▽

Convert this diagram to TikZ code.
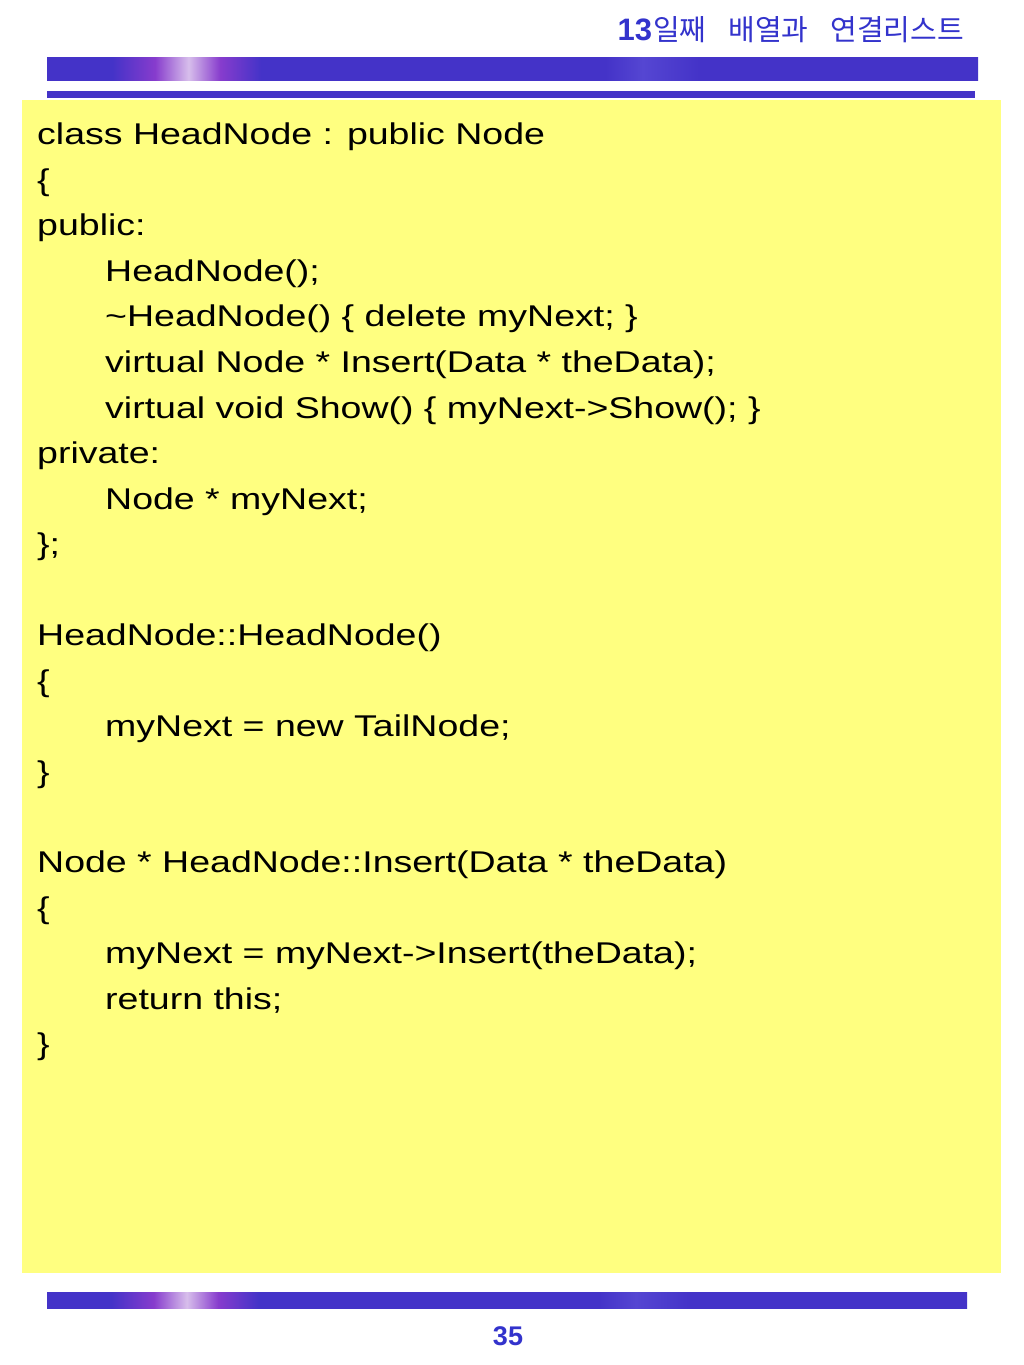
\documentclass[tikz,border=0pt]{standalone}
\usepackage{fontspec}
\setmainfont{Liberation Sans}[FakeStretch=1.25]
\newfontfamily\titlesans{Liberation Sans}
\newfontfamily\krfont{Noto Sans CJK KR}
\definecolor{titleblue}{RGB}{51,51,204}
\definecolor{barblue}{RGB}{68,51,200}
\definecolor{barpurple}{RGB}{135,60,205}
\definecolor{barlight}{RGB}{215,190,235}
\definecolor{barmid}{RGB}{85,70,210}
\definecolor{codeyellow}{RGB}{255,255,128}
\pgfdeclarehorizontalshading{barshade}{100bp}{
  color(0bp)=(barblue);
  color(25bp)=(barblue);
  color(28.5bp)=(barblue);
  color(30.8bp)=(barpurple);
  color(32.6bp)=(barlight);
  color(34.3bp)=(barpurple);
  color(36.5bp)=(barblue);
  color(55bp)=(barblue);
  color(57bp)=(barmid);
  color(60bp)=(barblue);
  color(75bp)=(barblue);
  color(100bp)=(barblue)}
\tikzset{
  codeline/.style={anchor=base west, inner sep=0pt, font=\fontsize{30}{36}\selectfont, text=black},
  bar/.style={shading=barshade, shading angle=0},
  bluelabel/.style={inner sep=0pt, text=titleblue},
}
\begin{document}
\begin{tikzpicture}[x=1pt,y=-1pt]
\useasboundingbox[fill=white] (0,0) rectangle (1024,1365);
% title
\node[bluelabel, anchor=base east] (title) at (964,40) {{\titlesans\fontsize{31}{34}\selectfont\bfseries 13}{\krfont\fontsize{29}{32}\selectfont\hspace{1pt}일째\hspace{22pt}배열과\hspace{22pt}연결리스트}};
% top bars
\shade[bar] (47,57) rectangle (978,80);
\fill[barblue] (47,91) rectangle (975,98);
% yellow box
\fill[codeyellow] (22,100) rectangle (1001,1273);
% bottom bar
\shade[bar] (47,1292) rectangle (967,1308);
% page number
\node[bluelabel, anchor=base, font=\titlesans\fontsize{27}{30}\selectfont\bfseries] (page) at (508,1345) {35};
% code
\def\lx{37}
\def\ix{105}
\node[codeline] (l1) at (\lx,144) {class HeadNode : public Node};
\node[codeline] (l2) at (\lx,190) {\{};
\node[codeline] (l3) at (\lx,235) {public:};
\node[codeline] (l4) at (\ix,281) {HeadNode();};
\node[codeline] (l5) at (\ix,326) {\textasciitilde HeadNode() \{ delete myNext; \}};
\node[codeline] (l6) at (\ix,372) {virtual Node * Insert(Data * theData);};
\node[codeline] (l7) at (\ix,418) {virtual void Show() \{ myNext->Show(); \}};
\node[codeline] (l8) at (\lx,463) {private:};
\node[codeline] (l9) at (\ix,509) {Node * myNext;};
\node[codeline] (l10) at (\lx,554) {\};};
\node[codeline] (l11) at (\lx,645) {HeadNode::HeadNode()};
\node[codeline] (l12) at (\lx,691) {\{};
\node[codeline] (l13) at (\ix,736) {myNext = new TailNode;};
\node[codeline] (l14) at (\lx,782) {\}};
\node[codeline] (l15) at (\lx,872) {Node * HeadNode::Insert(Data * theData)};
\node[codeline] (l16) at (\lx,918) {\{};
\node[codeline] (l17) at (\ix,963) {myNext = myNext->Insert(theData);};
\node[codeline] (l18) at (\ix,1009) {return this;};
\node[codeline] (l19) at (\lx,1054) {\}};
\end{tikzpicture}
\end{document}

△
▽

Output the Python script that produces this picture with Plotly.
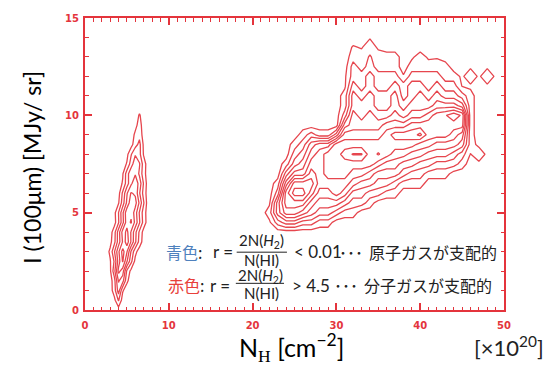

△

EXERCISE AIM: Scan the data above; copy every line where "this" appears.

SOLUTION:
Convert this diagram to TikZ code.
\node[codeline] (l18) at (\ix,1009) {return this;};
Output the Python script that produces this picture with Plotly.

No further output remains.